STEP 3: 2b is on the left now. I have drybrushes of all sizes and I take small ones with GW Elf Flesh again to hit the skin edges, gently just to bring them out a bit. A small brush with the Reaper Polished Bone to catch the toes and exposed bone edged, even make thin line or two. Then a very light drybrush on the exposed skull. All those shadows that were deepened with Violet are hit again with GW Althonian Camoshade. The zit/pustule heads and the upper edges of the tentacle fingers are touched with Reaper Golden Flesh Highlight. GW Gloss Varnish on the open body cavities and stippled around some of the grosser areas for ewwwy goooeyness. I put in the sand color for the dry grassland bases, which will contrast nicely with the models. Its always nice if your model doesn't totally blend into your base, especially if you spent some time painting it.
STEP 4. The Warp Glowy Eye Thing. I use P3 Ioson Green, Necrtite Green and Cygnus Yellow. A little Ioson Green/Necrotite 50/50 mix for a base in the eye cavity.

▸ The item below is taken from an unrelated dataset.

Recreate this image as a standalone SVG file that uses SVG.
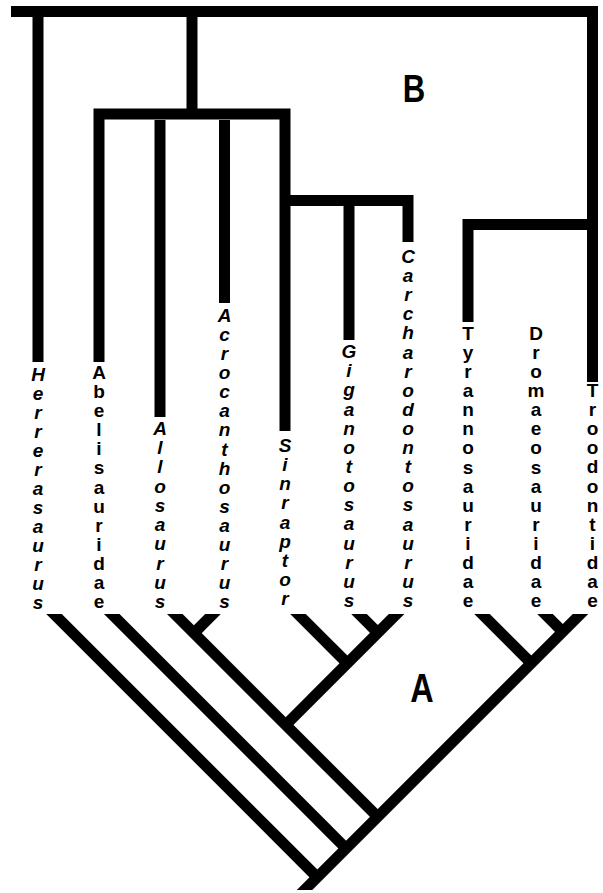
<svg xmlns="http://www.w3.org/2000/svg" width="603" height="893" viewBox="0 0 603 893">
<style>
.br{fill:none;stroke:#000;stroke-width:11;stroke-linecap:butt;stroke-linejoin:miter}
.tx{font-family:"Liberation Sans",Arial,Helvetica,sans-serif;font-weight:bold;font-size:19px;fill:#000;text-anchor:middle}
.it{font-style:italic}
.big{font-family:"Liberation Sans",Arial,Helvetica,sans-serif;font-weight:bold;fill:#000;text-anchor:middle}
</style>
<defs>
<clipPath id="clipA"><rect x="0" y="614" width="603" height="276"/></clipPath>
</defs>
<rect width="603" height="893" fill="#fff"/>
<g id="connectors">
<g id="treeB">
<path class="br" d="M11 11.5H592.5V382"/>
<path class="br" d="M38 17V362"/>
<path class="br" d="M192 17V114"/>
<path class="br" d="M99 362V114H285V431"/>
<path class="br" d="M160 120V417"/>
<path class="br" d="M224.5 120V303"/>
<path class="br" d="M290 200.5H408V242"/>
<path class="br" d="M349 206V340"/>
<path class="br" d="M468 322V224.5H587"/>
</g>
<g id="treeA" clip-path="url(#clipA)">
<line class="br" x1="590.5" y1="604" x2="294.5" y2="900"/>
<line class="br" x1="44" y1="604" x2="320" y2="880"/>
<line class="br" x1="101.7" y1="604" x2="349" y2="851.3"/>
<line class="br" x1="164.8" y1="604" x2="380.5" y2="819.7"/>
<line class="br" x1="223" y1="604" x2="191" y2="636"/>
<line class="br" x1="406.6" y1="604" x2="283" y2="727.6"/>
<line class="br" x1="349" y1="604" x2="380" y2="635"/>
<line class="br" x1="288" y1="604" x2="350" y2="666"/>
<line class="br" x1="472" y1="604" x2="534" y2="666"/>
<line class="br" x1="535" y1="604" x2="565.5" y2="634.5"/>
</g>
</g>
<g id="Herrerasaurus"><text class="tx it" x="38 38 38 38 38 38 38 38 38 38 38 38 38" y="381 400 419 438 457 476 495 514 533 552 571 590 609">Herrerasaurus</text></g>
<g id="Abelisauridae"><text class="tx" x="99 99 99 99 99 99 99 99 99 99 99 99 99" y="379 398.1 417.2 436.2 455.3 474.4 493.5 512.6 531.6 550.7 569.8 588.9 608">Abelisauridae</text></g>
<g id="Allosaurus"><text class="tx it" x="160 160 160 160 160 160 160 160 160 160" y="435 454.2 473.4 492.7 511.9 531.1 550.3 569.6 588.8 608">Allosaurus</text></g>
<g id="Acrocanthosaurus"><text class="tx it" x="224.5 224.5 224.5 224.5 224.5 224.5 224.5 224.5 224.5 224.5 224.5 224.5 224.5 224.5 224.5 224.5" y="322 341.1 360.1 379.2 398.3 417.3 436.4 455.5 474.5 493.6 512.7 531.7 550.8 569.9 588.9 608">Acrocanthosaurus</text></g>
<g id="Sinraptor"><text class="tx it" x="285 285 285 285 285 285 285 285 285" y="452 471.1 490.3 509.4 528.5 547.6 566.8 585.9 605">Sinraptor</text></g>
<g id="Giganotosaurus"><text class="tx it" x="349 349 349 349 349 349 349 349 349 349 349 349 349 349" y="358 377.2 396.3 415.5 434.6 453.8 472.9 492.1 511.2 530.4 549.5 568.7 587.8 607">Giganotosaurus</text></g>
<g id="Carcharodontosaurus"><text class="tx it" x="408 408 408 408 408 408 408 408 408 408 408 408 408 408 408 408 408 408 408" y="263 282.1 301.2 320.3 339.4 358.6 377.7 396.8 415.9 435 454.1 473.2 492.3 511.4 530.5 549.7 568.8 587.9 607">Carcharodontosaurus</text></g>
<g id="Tyrannosauridae"><text class="tx" x="468 468 468 468 468 468 468 468 468 468 468 468 468 468 468" y="340 359.1 378.1 397.2 416.3 435.4 454.4 473.5 492.6 511.6 530.7 549.8 568.9 587.9 607">Tyrannosauridae</text></g>
<g id="Dromaeosauridae"><text class="tx" x="536 536 536 536 536 536 536 536 536 536 536 536 536 536 536" y="340 359.1 378.1 397.2 416.3 435.4 454.4 473.5 492.6 511.6 530.7 549.8 568.9 587.9 607">Dromaeosauridae</text></g>
<g id="Troodontidae"><text class="tx" x="592.5 592.5 592.5 592.5 592.5 592.5 592.5 592.5 592.5 592.5 592.5 592.5" y="397 416.1 435.2 454.3 473.4 492.5 511.5 530.6 549.7 568.8 587.9 607">Troodontidae</text></g>
<g id="label-B"><text class="big" font-size="38" transform="translate(414 102) scale(0.82 1)">B</text></g>
<g id="label-A"><text class="big" font-size="40" transform="translate(422 702) scale(0.81 1)">A</text></g>
</svg>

Then the Necrotite drybrushed around the areas I want to "glow". I mix that with a little Yellow, drybrush the areas I want brighter. Then mix with a little more straight Yellow and repeat. Note a little refection on the elbow. Finally, a touch up with straight yellow. A dot on the eye, some stippling on the eye brows and edges of the teeth. You'll never guess what's next.... OK, it was easy. GW Althonian Camoshade. A light wash or stipple along the edges to make it more subtle and bring out the definition. I paint my base edges black. Eventually, there will be some static grass and or dried leaves, maybe even some corruption where the feet touch, but for now that's done. Overall (including stopping to take pictures and take the dog out) it was a bit over 2 hours work to complete 2.
That's all for now. Hopefully, this unit will be done this week and I can move on to building something, which I'm itching to do.